**EXERCISE INSTRUCTIONS**
Reproduce from the records below, with no pictures, exactly the lines between the one containing "Output the Python" and the one containing "plt.rcParams['axes.formatter.use_mathtext'] = True", inclusive.

**ENTRIES PROVIDED**
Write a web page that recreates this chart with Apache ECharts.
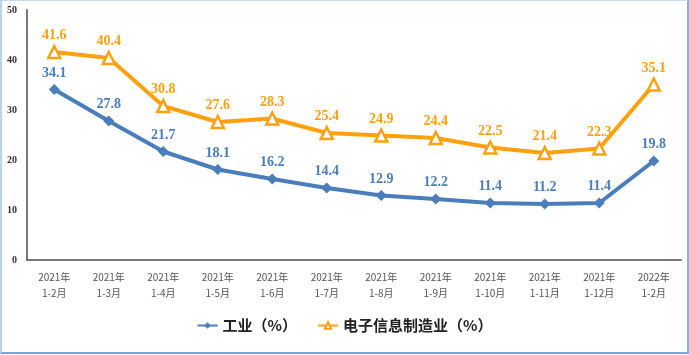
<!DOCTYPE html>
<html><head><meta charset="utf-8">
<script src="https://cdn.jsdelivr.net/npm/echarts@6/dist/echarts.min.js"></script>
<style>
html,body{margin:0;padding:0;background:#fff;}
#frame{position:absolute;left:0;top:0;width:685px;height:351px;border-left:2px solid #bcd3ee;border-top:1px solid #c5d9f1;border-right:2px solid #8eaedb;border-bottom:2px solid #7fa3d6;}
#c{position:absolute;left:0;top:0;width:689px;height:355px;}
</style></head>
<body><div id="frame"></div><div id="c"></div>
<script>
const categories = ['2021年\n1-2月','2021年\n1-3月','2021年\n1-4月','2021年\n1-5月','2021年\n1-6月','2021年\n1-7月','2021年\n1-8月','2021年\n1-9月','2021年\n1-10月','2021年\n1-11月','2021年\n1-12月','2022年\n1-2月'];
const industry = [34.1,27.8,21.7,18.1,16.2,14.4,12.9,12.2,11.4,11.2,11.4,19.8];
const electronics = [41.6,40.4,30.8,27.6,28.3,25.4,24.9,24.4,22.5,21.4,22.3,35.1];
const yTicks = [0,10,20,30,40,50];
const blue = '#4a7ebb', orange = '#ffa10f';
const chart = echarts.init(document.getElementById('c'));
chart.setOption({
  animation:false,
  grid:{left:27,right:8,top:10,bottom:95},
  legend:{bottom:17,left:'center',itemGap:20,itemWidth:20,itemHeight:8,
    textStyle:{fontFamily:'Noto Sans CJK SC',fontSize:15,color:'#222',fontWeight:'bold'},
    data:['工业（%）','电子信息制造业（%）']},
  xAxis:{type:'category',data:categories,boundaryGap:true,
    axisLine:{lineStyle:{color:'#777',width:2}},axisTick:{show:false},
    axisLabel:{color:'#555',fontSize:10,fontFamily:'Noto Sans CJK SC',lineHeight:16,margin:9}},
  yAxis:{type:'value',min:yTicks[0],max:yTicks[yTicks.length-1],interval:10,
    axisLine:{show:true,lineStyle:{color:'#777',width:2}},axisTick:{show:false},splitLine:{show:false},
    axisLabel:{color:'#333',fontSize:10,fontWeight:'bold',fontFamily:'Liberation Serif',margin:10}},
  series:[
    {name:'工业（%）',type:'line',data:industry,symbol:'diamond',symbolSize:11,
      lineStyle:{color:blue,width:4},itemStyle:{color:blue},
      label:{show:true,position:'top',distance:4,color:blue,fontSize:14,fontWeight:'bold',fontFamily:'Liberation Serif'}},
    {name:'电子信息制造业（%）',type:'line',data:electronics,symbol:'triangle',symbolSize:12,
      lineStyle:{color:orange,width:4},itemStyle:{color:'#fff',borderColor:orange,borderWidth:2.5},
      label:{show:true,position:'top',distance:2,color:orange,fontSize:14,fontWeight:'bold',fontFamily:'Liberation Serif'}}
  ]
});
</script></body></html>
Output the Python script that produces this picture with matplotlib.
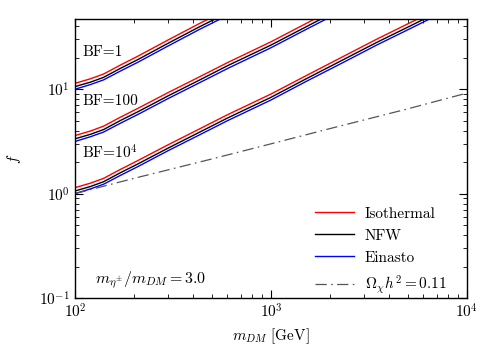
import matplotlib
matplotlib.use("Agg")
import matplotlib.pyplot as plt
import numpy as np

plt.rcParams['font.family'] = 'serif'
plt.rcParams['font.serif'] = ['cmr10', 'DejaVu Serif']
plt.rcParams['mathtext.fontset'] = 'cm'
plt.rcParams['axes.unicode_minus'] = False
plt.rcParams['axes.formatter.use_mathtext'] = True

# DM mass grid (GeV)
m_dm = [100, 120, 140, 170, 210, 300, 430, 600, 1000, 1500, 2300, 3500, 5200, 7500, 10000]

# BF = 1
iso_bf1 = [11.4, 12.6, 14.0, 17.0, 20.8, 29.8, 42.5, 58.0, 91.0, 134, 203, 305, 440, 620, 820]
nfw_bf1 = [10.6, 11.7, 13.0, 15.8, 19.3, 27.7, 39.5, 54.0, 84.7, 125, 189, 284, 409, 577, 763]
ein_bf1 = [10.0, 11.1, 12.3, 14.9, 18.2, 26.1, 37.3, 51.0, 79.9, 118, 178, 268, 386, 544, 719]

# BF = 100
iso_bf100 = [3.60, 3.98, 4.43, 5.38, 6.58, 9.33, 13.1, 18.0, 28.5, 42.4, 64.2, 96.4, 139, 196, 259]
nfw_bf100 = [3.35, 3.70, 4.11, 5.00, 6.10, 8.68, 12.2, 16.8, 26.5, 39.4, 59.8, 89.8, 129, 182, 241]
ein_bf100 = [3.16, 3.51, 3.89, 4.71, 5.75, 8.18, 11.5, 15.8, 25.0, 37.2, 56.3, 84.7, 122, 172, 227]

# BF = 10^4
iso_bf1e4 = [1.14, 1.26, 1.40, 1.70, 2.08, 2.95, 4.15, 5.70, 9.00, 13.4, 20.3, 30.5, 44.0, 62.0, 82.0]
nfw_bf1e4 = [1.06, 1.17, 1.30, 1.58, 1.93, 2.74, 3.86, 5.30, 8.37, 12.5, 18.9, 28.4, 40.9, 57.7, 76.3]
ein_bf1e4 = [1.00, 1.11, 1.23, 1.49, 1.82, 2.59, 3.64, 5.00, 7.89, 11.8, 17.8, 26.8, 38.6, 54.4, 71.9]

# relic density line
m_relic = [100, 200, 500, 1000, 2000, 5000, 10000]
f_relic = [1.0, 1.40, 2.15, 3.0, 4.2, 6.5, 9.2]

fig = plt.figure(figsize=(4.96, 3.48), dpi=100)
ax = fig.add_axes([0.151, 0.1437, 0.7905, 0.8013])

curves = [
    (iso_bf1, nfw_bf1, ein_bf1),
    (iso_bf100, nfw_bf100, ein_bf100),
    (iso_bf1e4, nfw_bf1e4, ein_bf1e4),
]
for i, (iso, nfw, ein) in enumerate(curves):
    ax.plot(m_dm, iso, color='red', lw=1.0, label='Isothermal' if i == 0 else None)
    ax.plot(m_dm, nfw, color='black', lw=1.0, label='NFW' if i == 0 else None)
    ax.plot(m_dm, ein, color='blue', lw=1.0, label='Einasto' if i == 0 else None)

ax.plot(m_relic, f_relic, color='#555555', lw=0.9, dashes=(9, 3.5, 1.3, 3.5),
        label=r'$\Omega_\chi h^2 = 0.11$')

ax.set_xscale('log')
ax.set_yscale('log')
ax.set_xlim(100, 10000)
ax.set_ylim(0.1, 47)

ax.tick_params(which='both', direction='in', top=True, right=True, labelsize=11)
ax.tick_params(which='major', length=6, width=0.8)
ax.tick_params(which='minor', length=3, width=0.6)
for s in ax.spines.values():
    s.set_linewidth(1.0)

ax.set_xlabel(r'$m_{DM}$ [GeV]', fontsize=11)
ax.set_ylabel(r'$f$', fontsize=11, labelpad=12)

ax.text(0.018, 0.868, 'BF=1', transform=ax.transAxes, fontsize=11)
ax.text(0.018, 0.692, 'BF=100', transform=ax.transAxes, fontsize=11)
ax.text(0.018, 0.498, r'BF=$10^4$', transform=ax.transAxes, fontsize=11)
ax.text(0.05, 0.05, r'$m_{\eta^{\pm}}/m_{DM} = 3.0$', transform=ax.transAxes, fontsize=11.5)

leg = ax.legend(loc='lower right', bbox_to_anchor=(0.972, -0.025), frameon=False,
                fontsize=11, handlelength=2.6, handletextpad=0.7, labelspacing=0.55,
                borderpad=0.1, borderaxespad=0.5)

fig.savefig('out.png', dpi=100)
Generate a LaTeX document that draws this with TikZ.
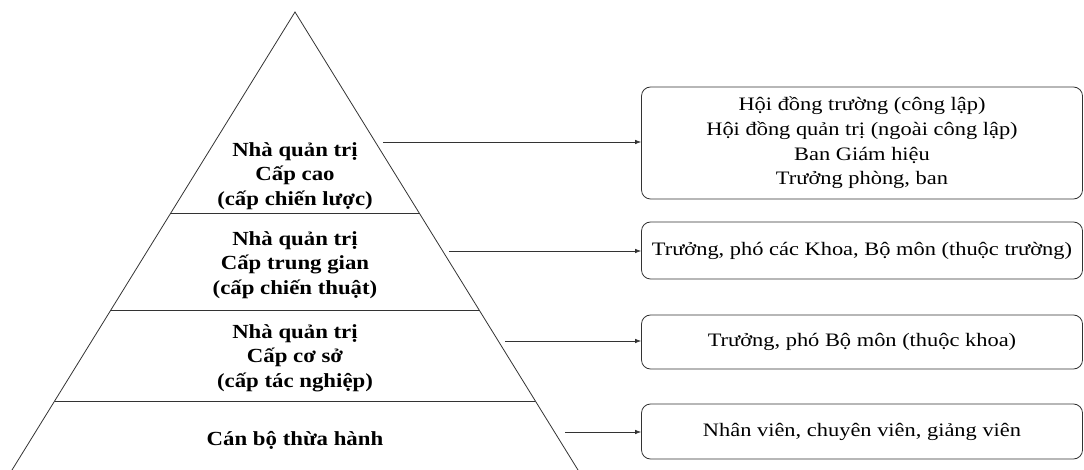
\documentclass[tikz,border=0pt]{standalone}
\usepackage{fontspec}
\setmainfont[FakeStretch=1.18,BoldFeatures={FakeStretch=1.14}]{Liberation Serif}
\usetikzlibrary{arrows.meta}
\begin{document}
\begin{tikzpicture}[x=1pt,y=-1pt,
  edge/.style={draw=black!80, line width=0.8pt},
  lbl/.style={align=center, font=\bfseries\fontsize{20}{24.5}\selectfont, inner sep=0pt},
  box/.style={draw=black!80, line width=0.8pt, rounded corners=9pt, align=center,
    minimum width=441pt, font=\fontsize{19}{24.7}\selectfont, inner sep=0pt},
  arr/.style={draw=black!80, line width=0.7pt, -{Latex[length=6pt,width=4.5pt]}}]
\useasboundingbox (0,0) rectangle (1084,470);
\coordinate (apex) at (295,12);
\coordinate (bl) at (12,470);
\coordinate (br) at (578,470);
\draw[edge] (bl) -- (apex) -- (br);
\coordinate (d1l) at (171,213); \coordinate (d1r) at (419,213);
\coordinate (d2l) at (111,310); \coordinate (d2r) at (479,310);
\coordinate (d3l) at (55,401);  \coordinate (d3r) at (535,401);
\draw[edge] (d1l) -- (d1r);
\draw[edge] (d2l) -- (d2r);
\draw[edge] (d3l) -- (d3r);
\node[lbl] (l1) at (295,176) {Nhà quản trị\\Cấp cao\\(cấp chiến lược)};
\node[lbl] (l2) at (295,265) {Nhà quản trị\\Cấp trung gian\\(cấp chiến thuật)};
\node[lbl] (l3) at (295,358) {Nhà quản trị\\Cấp cơ sở\\(cấp tác nghiệp)};
\node[lbl] (l4) at (295,440) {Cán bộ thừa hành};
\node[box, minimum height=112pt] (b1) at (862,143) {Hội đồng trường (công lập)\\Hội đồng quản trị (ngoài công lập)\\Ban Giám hiệu\\Trưởng phòng, ban};
\node[box, minimum height=57pt] (b2) at (862,250.5) {Trưởng, phó các Khoa, Bộ môn (thuộc trường)};
\node[box, minimum height=54pt] (b3) at (862,342) {Trưởng, phó Bộ môn (thuộc khoa)};
\node[box, minimum height=55pt] (b4) at (862,431.5) {Nhân viên, chuyên viên, giảng viên};
\coordinate (s1) at (383,142);
\coordinate (s2) at (449,251);
\coordinate (s3) at (505,341);
\coordinate (s4) at (565,432);
\draw[arr] (s1) -- (s1 -| b1.west);
\draw[arr] (s2) -- (s2 -| b2.west);
\draw[arr] (s3) -- (s3 -| b3.west);
\draw[arr] (s4) -- (s4 -| b4.west);
\end{tikzpicture}
\end{document}
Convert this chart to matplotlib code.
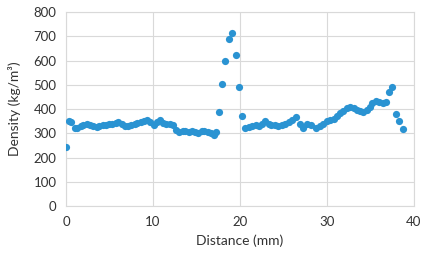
import numpy as np
import matplotlib
matplotlib.use('Agg')
import matplotlib.pyplot as plt

# Distance (mm) and density (kg/m3)
distance = [0.0, 0.3, 0.6, 1.0, 1.3, 1.7, 2.0, 2.4, 2.7, 3.1, 3.5, 3.8, 4.2, 4.6, 4.9,
            5.3, 5.7, 6.0, 6.4, 6.8, 7.1, 7.5, 7.9, 8.2, 8.6, 9.0, 9.3, 9.7, 10.1, 10.4,
            10.8, 11.2, 11.5, 11.9, 12.3, 12.6, 13.0, 13.4, 13.7, 14.1, 14.5, 14.8, 15.2,
            15.6, 15.9, 16.3, 16.7, 17.0, 17.2, 17.55, 17.93, 18.3, 18.7, 19.1, 19.5,
            19.9, 20.25, 20.6, 21.0, 21.4, 21.8, 22.2, 22.5, 22.9, 23.3, 23.6, 24.0,
            24.4, 24.8, 25.2, 25.6, 26.0, 26.4, 26.9, 27.3, 27.7, 28.2, 28.8, 29.2,
            29.6, 30.0, 30.4, 30.8, 31.2, 31.5, 31.9, 32.3, 32.7, 33.1, 33.5, 33.8,
            34.2, 34.6, 35.0, 35.2, 35.6, 36.0, 36.4, 36.8, 37.1, 37.5, 37.9, 38.3, 38.7]
density = [245, 350, 348, 322, 322, 330, 335, 338, 333, 330, 327, 330, 335, 335, 338,
           338, 342, 345, 340, 330, 330, 335, 340, 342, 345, 350, 355, 345, 335, 345,
           355, 342, 340, 340, 335, 315, 305, 310, 308, 305, 308, 305, 303,
           310, 308, 305, 300, 295, 305, 388, 504, 598, 687, 712, 624,
           492, 371, 323, 327, 330, 333, 330, 340, 352, 338, 335, 333,
           330, 335, 340, 345, 355, 368, 337, 324, 338, 335, 324, 330,
           340, 350, 355, 360, 372, 382, 393, 405, 410, 405, 398, 392,
           388, 395, 410, 425, 432, 428, 425, 428, 470, 491, 380, 350, 320]

plt.rcParams['font.family'] = ['Lato', 'DejaVu Sans']

fig = plt.figure(figsize=(4.32, 2.57), dpi=100, facecolor='white')
ax = fig.add_axes([0.153, 0.198, 0.805, 0.755])

ax.scatter(distance, density, s=27, color='#2A93D2', zorder=3, linewidths=0)

ax.set_xlim(0, 40)
ax.set_ylim(0, 800)
ax.set_xticks([0, 10, 20, 30, 40])
ax.set_yticks(range(0, 801, 100))
ax.grid(True, color='#D9D9D9', linewidth=0.8)
for s in ax.spines.values():
    s.set_color('#D9D9D9')
    s.set_linewidth(0.8)
ax.tick_params(length=0, labelsize=9.5, colors='#333333', pad=7)
ax.set_xlabel('Distance (mm)', fontsize=10, color='#333333', labelpad=5)
ax.set_ylabel('Density (kg/m³)', fontsize=10, color='#333333', labelpad=9)

plt.savefig('out.png', dpi=100)
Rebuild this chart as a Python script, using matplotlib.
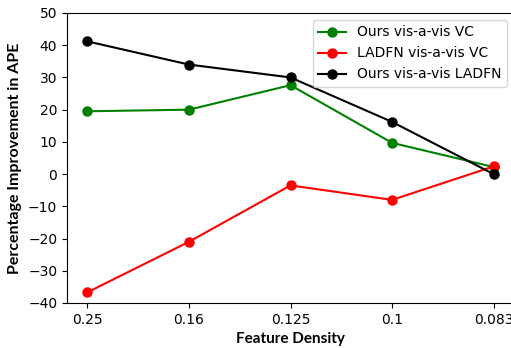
import matplotlib.pyplot as plt

# Feature density levels and percentage improvement in APE
densities = ["0.25", "0.16", "0.125", "0.1", "0.083"]
ours_vs_vc = [19.5, 20.0, 27.6, 9.7, 2.2]
ladfn_vs_vc = [-36.7, -21.0, -3.5, -8.0, 2.4]
ours_vs_ladfn = [41.2, 34.0, 30.0, 16.2, 0.0]

fig = plt.figure(figsize=(5.11, 3.48), dpi=100)
ax = fig.add_axes([67 / 511, 45 / 348, 447 / 511, 290 / 348])

x = range(len(densities))
ax.plot(x, ours_vs_vc, color="green", marker="o", markersize=6.5, linewidth=1.5,
        label="Ours vis-a-vis VC")
ax.plot(x, ladfn_vs_vc, color="red", marker="o", markersize=6.5, linewidth=1.5,
        label="LADFN vis-a-vis VC")
ax.plot(x, ours_vs_ladfn, color="black", marker="o", markersize=6.5, linewidth=1.5,
        label="Ours vis-a-vis LADFN")

ax.set_xticks(list(x))
ax.set_xticklabels(densities)
ax.set_xlim(-0.2, 4.2)
ax.set_ylim(-40, 50)
ax.tick_params(labelsize=10)

ax.set_xlabel("Feature Density", fontfamily="Lato", fontweight="bold", fontsize=11)
ax.set_ylabel("Percentage Improvement in APE", fontfamily="Lato", fontweight="bold",
              fontsize=11.5)
ax.legend(loc="upper right", fontsize=10)

fig.savefig("out.png", dpi=100)
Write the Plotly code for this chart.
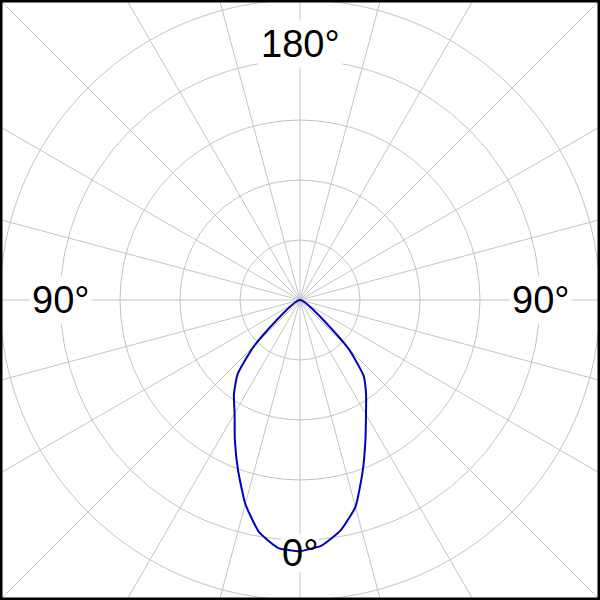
import math
import plotly.graph_objects as go

# Luminous intensity distribution (cd/klm)
gamma_deg = [0, 5, 10, 15, 20, 25, 30, 35, 40, 45, 50]
c0_plane = [419, 411, 390, 357, 305, 258, 220, 192, 165, 113, 0]     # right half
c180_plane = [419, 415, 393, 352, 302, 257, 218, 192, 162, 108, 0]   # left half

radial_grid = [100, 200, 300, 400]
radial_max = 500
angle_step = 15

label_0 = ("0°", 422)

GRID = "#c4c4c4"
FONT = "Liberation Sans, Arial, sans-serif"

theta = [360 - g for g in reversed(gamma_deg)] + gamma_deg
r = list(reversed(c180_plane)) + c0_plane

fig = go.Figure()

# white patch behind the "0°" label (drawn under the curve)
fig.add_trace(go.Scatterpolar(
    r=[label_0[1]], theta=[0], mode="markers",
    marker=dict(symbol="square", size=38, color="white", line=dict(width=0)),
    hoverinfo="skip", showlegend=False))

fig.add_trace(go.Scatterpolar(
    r=r, theta=theta, mode="lines",
    line=dict(color="#0000C0", width=2, shape="spline", smoothing=0.45),
    showlegend=False))

fig.update_layout(
    width=600, height=600,
    margin=dict(l=0, r=0, t=0, b=0),
    paper_bgcolor="white",
    polar=dict(
        domain=dict(x=[0, 1], y=[0, 1]),
        bgcolor="rgba(0,0,0,0)",
        radialaxis=dict(range=[0, radial_max], tickvals=radial_grid,
                        showticklabels=False, ticks="", showline=False,
                        gridcolor=GRID, gridwidth=1),
        angularaxis=dict(rotation=270, direction="counterclockwise",
                         dtick=angle_step, showticklabels=False, ticks="",
                         showline=True, linecolor=GRID, linewidth=1,
                         gridcolor=GRID, gridwidth=1),
    ),
)

# radial grid lines continuing from the outer circle to the frame
shapes = []
for a in range(0, 360, angle_step):
    ca, sa = math.cos(math.radians(a)), math.sin(math.radians(a))
    shapes.append(dict(type="line", xref="paper", yref="paper", layer="below",
                       x0=0.5 + 0.5 * ca, y0=0.5 + 0.5 * sa,
                       x1=0.5 + 0.75 * ca, y1=0.5 + 0.75 * sa,
                       line=dict(color=GRID, width=1)))
shapes.append(dict(type="rect", xref="paper", yref="paper", x0=0, y0=0, x1=1, y1=1,
                   line=dict(color="black", width=5), layer="above"))
fig.update_layout(shapes=shapes)

labels = [("180°", 0.5, 1 - 44 / 600, True),
          ("90°", 60 / 600, 0.5, True),
          ("90°", 540 / 600, 0.5, True),
          ("0°", 0.5, 1 - 553 / 600, False)]
for text, x, y, bg in labels:
    fig.add_annotation(text=text, x=x, y=y, xref="paper", yref="paper",
                       showarrow=False, xanchor="center", yanchor="middle",
                       font=dict(family=FONT, size=38, color="black"),
                       bgcolor="white" if bg else "rgba(0,0,0,0)", borderpad=2)

fig.write_html("out.html",
               config={"displayModeBar": False, "staticPlot": True},
               post_script="document.body.style.margin='0px';"
                           "document.body.style.overflow='hidden';")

**RESULT FOR THIS EXERCISE**
Output the Python script that produces this picture with matplotlib.
import matplotlib
matplotlib.use("Agg")
import matplotlib.pyplot as plt
import numpy as np

plt.rcParams['font.family'] = 'serif'
plt.rcParams['font.serif'] = ['cmr10', 'DejaVu Serif']
plt.rcParams['mathtext.fontset'] = 'cm'
plt.rcParams['axes.unicode_minus'] = False
plt.rcParams['axes.formatter.use_mathtext'] = True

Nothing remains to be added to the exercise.